Task to carry out
Repeat every line of the listing below exactly, minus the pictures.

Data

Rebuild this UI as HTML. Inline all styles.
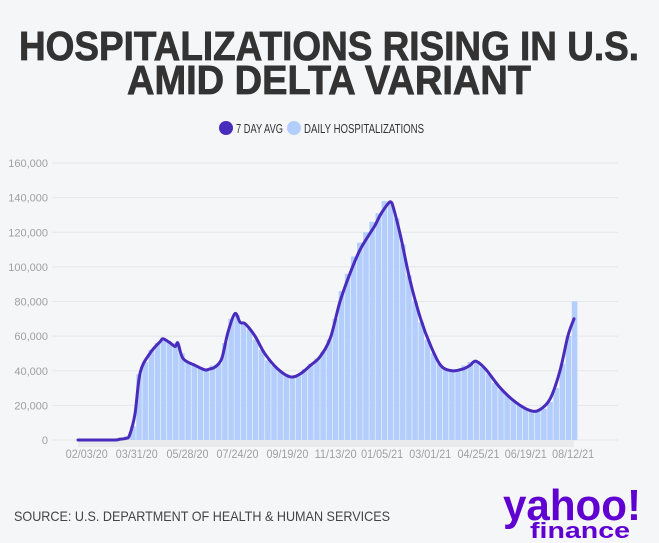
<!DOCTYPE html>
<html><head><meta charset="utf-8"><style>
html,body{margin:0;padding:0;background:#f5f6f8;}
svg{display:block;font-family:"Liberation Sans",sans-serif;}
</style></head><body>
<svg id="chart" width="659" height="543" viewBox="0 0 659 543">
<rect width="659" height="543" fill="#f5f6f8"/>
<text x="329" y="60" text-anchor="middle" font-size="41" font-weight="bold" fill="#333" stroke="#333" stroke-width="0.8" textLength="620" lengthAdjust="spacingAndGlyphs">HOSPITALIZATIONS RISING IN U.S.</text>
<text x="329" y="94" text-anchor="middle" font-size="41" font-weight="bold" fill="#333" stroke="#333" stroke-width="0.8" textLength="404" lengthAdjust="spacingAndGlyphs">AMID DELTA VARIANT</text>
<g>
<circle cx="226" cy="128" r="7" fill="#4a2cbd"/>
<text x="236" y="133" font-size="13" fill="#333" textLength="47" lengthAdjust="spacingAndGlyphs">7 DAY AVG</text>
<circle cx="294" cy="128" r="7" fill="#b3cdfc"/>
<text x="304" y="133" font-size="13" fill="#333" textLength="120" lengthAdjust="spacingAndGlyphs">DAILY HOSPITALIZATIONS</text>
</g>
<g id="grid"></g><g id="bars"></g><g id="line"></g><g id="axes"></g>
<text x="14" y="521" font-size="14" fill="#444" textLength="376" lengthAdjust="spacingAndGlyphs">SOURCE: U.S. DEPARTMENT OF HEALTH &amp; HUMAN SERVICES</text>
<g>
<text x="503" y="520" font-size="44" font-weight="bold" fill="#6001d2" textLength="138" lengthAdjust="spacingAndGlyphs">yahoo!</text>
<text x="530" y="538" font-size="22" font-weight="bold" fill="#6001d2" textLength="100" lengthAdjust="spacingAndGlyphs">finance</text>
</g>
</svg>
<script>
const yTicks=[0,20000,40000,60000,80000,100000,120000,140000,160000];
const xTickLabels=["02/03/20","03/31/20","05/28/20","07/24/20","09/19/20","11/13/20","01/05/21","03/01/21","04/25/21","06/19/21","08/12/21"];
const xTickDays=[10,67,125,182,239,294,347,402,457,511,565];
const dailyStartDay=0;
const dailyStep=7;
const dailyValues=[0,0,0,0,0,0,0.5,1,2,8,38,45,52,56,58,56,56,50,45,43,42,41,43,44,56,70,72,68,64,58,52,46,43,40,38,37,38,41,44,47,51,58,70,86,96,106,114,120,126,131,138,137,128,113,95,80,68,58,50,44,41,40,41,43,45,45,42,38,33,29,26,23,20,18,17,17,18,22,30,44,60,80];
const avgDays=[0,40,48,55,59,65,71,82,94,97,104,111,114,120,134,145,150,156,164,171,179,185,191,202,213,228,242,253,265,276,288,299,311,322,334,339,345,353,357,360,368,379,391,402,414,427,439,447,454,465,482,499,516,527,539,550,559,566];
const avgValues=[0,0,0.5,1,3,15,39,50,57,58.5,56.5,54,56,47,43,40.5,41,42,47,62,73,68,67,60,50,41,36.5,38,43,48,59,80,97,110,120,124,130,136,137.5,134,118,92,70,55,43,40,41,43,45.5,41,30,22,17,17.5,24,40,60,70];
const NS="http://www.w3.org/2000/svg";
const x=d=>78+d*(496/566);
const y=v=>440-v/160000*277;
const grid=document.getElementById('grid'),axes=document.getElementById('axes'),bars=document.getElementById('bars'),line=document.getElementById('line');
function mk(tag,attrs,parent){const e=document.createElementNS(NS,tag);for(const k in attrs)e.setAttribute(k,attrs[k]);parent.appendChild(e);return e;}
yTicks.forEach(v=>{
 const l=mk('line',{x1:52,x2:618,y1:y(v),y2:y(v),stroke:'#e6e7ea','stroke-width':1},grid);
 
 
 const t=mk('text',{x:48,y:y(v)+4,'text-anchor':'end','font-size':11,fill:'#a0a0a0'},axes);
 t.textContent=v.toLocaleString('en-US');
 
 
});
const strip=mk('rect',{x:78,y:440,width:496,height:7,fill:'#e9eaec'},grid);


dailyValues.forEach((v,i)=>{
 const d=dailyStartDay+i*dailyStep;
 const w=x(dailyStep)-x(0);
 const r=mk('rect',{x:x(d)-w/2,y:y(v*1000),width:w-0.6,height:440-y(v*1000),fill:'#b3cdfc'},bars);
 
 
});
const pts=avgDays.map((d,i)=>[x(d),y(avgValues[i]*1000)]);
let p='M'+pts[0][0]+','+pts[0][1];
for(let i=1;i<pts.length;i++){
 const p0=pts[Math.max(0,i-2)],a=pts[i-1],b=pts[i],p3=pts[Math.min(pts.length-1,i+1)];
 const c1=[a[0]+(b[0]-p0[0])/6,a[1]+(b[1]-p0[1])/6];
 const c2=[b[0]-(p3[0]-a[0])/6,b[1]-(p3[1]-a[1])/6];
 p+=' C'+c1[0]+','+c1[1]+' '+c2[0]+','+c2[1]+' '+b[0]+','+b[1];
}
const path=mk('path',{d:p,fill:'none',stroke:'#4a2cbd','stroke-width':3,'stroke-linejoin':'round','stroke-linecap':'round'},line);


xTickLabels.forEach((s,i)=>{
 const t=mk('text',{x:x(xTickDays[i]),y:458,'text-anchor':'middle','font-size':12,fill:'#a0a0a0',textLength:42,lengthAdjust:'spacingAndGlyphs'},axes);
 t.textContent=s;
 
 
});
</script>
</body></html>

Result for this exercise
Rebuild this UI as HTML. Inline all styles.
<!DOCTYPE html>
<html><head><meta charset="utf-8"><style>
html,body{margin:0;padding:0;background:#f5f6f8;}
svg{display:block;font-family:"Liberation Sans",sans-serif;}
</style></head><body>
<svg id="chart" width="659" height="543" viewBox="0 0 659 543">
<rect width="659" height="543" fill="#f5f6f8"/>
<text x="329" y="60" text-anchor="middle" font-size="41" font-weight="bold" fill="#333" stroke="#333" stroke-width="0.8" textLength="620" lengthAdjust="spacingAndGlyphs">HOSPITALIZATIONS RISING IN U.S.</text>
<text x="329" y="94" text-anchor="middle" font-size="41" font-weight="bold" fill="#333" stroke="#333" stroke-width="0.8" textLength="404" lengthAdjust="spacingAndGlyphs">AMID DELTA VARIANT</text>
<g>
<circle cx="226" cy="128" r="7" fill="#4a2cbd"/>
<text x="236" y="133" font-size="13" fill="#333" textLength="47" lengthAdjust="spacingAndGlyphs">7 DAY AVG</text>
<circle cx="294" cy="128" r="7" fill="#b3cdfc"/>
<text x="304" y="133" font-size="13" fill="#333" textLength="120" lengthAdjust="spacingAndGlyphs">DAILY HOSPITALIZATIONS</text>
</g>
<g id="grid"></g><g id="bars"></g><g id="line"></g><g id="axes"></g>
<text x="14" y="521" font-size="14" fill="#444" textLength="376" lengthAdjust="spacingAndGlyphs">SOURCE: U.S. DEPARTMENT OF HEALTH &amp; HUMAN SERVICES</text>
<g>
<text x="503" y="520" font-size="44" font-weight="bold" fill="#6001d2" textLength="138" lengthAdjust="spacingAndGlyphs">yahoo!</text>
<text x="530" y="538" font-size="22" font-weight="bold" fill="#6001d2" textLength="100" lengthAdjust="spacingAndGlyphs">finance</text>
</g>
</svg>
<script>
const yTicks=[0,20000,40000,60000,80000,100000,120000,140000,160000];
const xTickLabels=["02/03/20","03/31/20","05/28/20","07/24/20","09/19/20","11/13/20","01/05/21","03/01/21","04/25/21","06/19/21","08/12/21"];
const xTickDays=[10,67,125,182,239,294,347,402,457,511,565];
const dailyStartDay=0;
const dailyStep=7;
const dailyValues=[0,0,0,0,0,0,0.5,1,2,8,38,45,52,56,58,56,56,50,45,43,42,41,43,44,56,70,72,68,64,58,52,46,43,40,38,37,38,41,44,47,51,58,70,86,96,106,114,120,126,131,138,137,128,113,95,80,68,58,50,44,41,40,41,43,45,45,42,38,33,29,26,23,20,18,17,17,18,22,30,44,60,80];
const avgDays=[0,40,48,55,59,65,71,82,94,97,104,111,114,120,134,145,150,156,164,171,179,185,191,202,213,228,242,253,265,276,288,299,311,322,334,339,345,353,357,360,368,379,391,402,414,427,439,447,454,465,482,499,516,527,539,550,559,566];
const avgValues=[0,0,0.5,1,3,15,39,50,57,58.5,56.5,54,56,47,43,40.5,41,42,47,62,73,68,67,60,50,41,36.5,38,43,48,59,80,97,110,120,124,130,136,137.5,134,118,92,70,55,43,40,41,43,45.5,41,30,22,17,17.5,24,40,60,70];
const NS="http://www.w3.org/2000/svg";
const x=d=>78+d*(496/566);
const y=v=>440-v/160000*277;
const grid=document.getElementById('grid'),axes=document.getElementById('axes'),bars=document.getElementById('bars'),line=document.getElementById('line');
function mk(tag,attrs,parent){const e=document.createElementNS(NS,tag);for(const k in attrs)e.setAttribute(k,attrs[k]);parent.appendChild(e);return e;}
yTicks.forEach(v=>{
 const l=mk('line',{x1:52,x2:618,y1:y(v),y2:y(v),stroke:'#e6e7ea','stroke-width':1},grid);
 
 
 const t=mk('text',{x:48,y:y(v)+4,'text-anchor':'end','font-size':11,fill:'#a0a0a0'},axes);
 t.textContent=v.toLocaleString('en-US');
 
 
});
const strip=mk('rect',{x:78,y:440,width:496,height:7,fill:'#e9eaec'},grid);


dailyValues.forEach((v,i)=>{
 const d=dailyStartDay+i*dailyStep;
 const w=x(dailyStep)-x(0);
 const r=mk('rect',{x:x(d)-w/2,y:y(v*1000),width:w-0.6,height:440-y(v*1000),fill:'#b3cdfc'},bars);
 
 
});
const pts=avgDays.map((d,i)=>[x(d),y(avgValues[i]*1000)]);
let p='M'+pts[0][0]+','+pts[0][1];
for(let i=1;i<pts.length;i++){
 const p0=pts[Math.max(0,i-2)],a=pts[i-1],b=pts[i],p3=pts[Math.min(pts.length-1,i+1)];
 const c1=[a[0]+(b[0]-p0[0])/6,a[1]+(b[1]-p0[1])/6];
 const c2=[b[0]-(p3[0]-a[0])/6,b[1]-(p3[1]-a[1])/6];
 p+=' C'+c1[0]+','+c1[1]+' '+c2[0]+','+c2[1]+' '+b[0]+','+b[1];
}
const path=mk('path',{d:p,fill:'none',stroke:'#4a2cbd','stroke-width':3,'stroke-linejoin':'round','stroke-linecap':'round'},line);


xTickLabels.forEach((s,i)=>{
 const t=mk('text',{x:x(xTickDays[i]),y:458,'text-anchor':'middle','font-size':12,fill:'#a0a0a0',textLength:42,lengthAdjust:'spacingAndGlyphs'},axes);
 t.textContent=s;
 
 
});
</script>
</body></html>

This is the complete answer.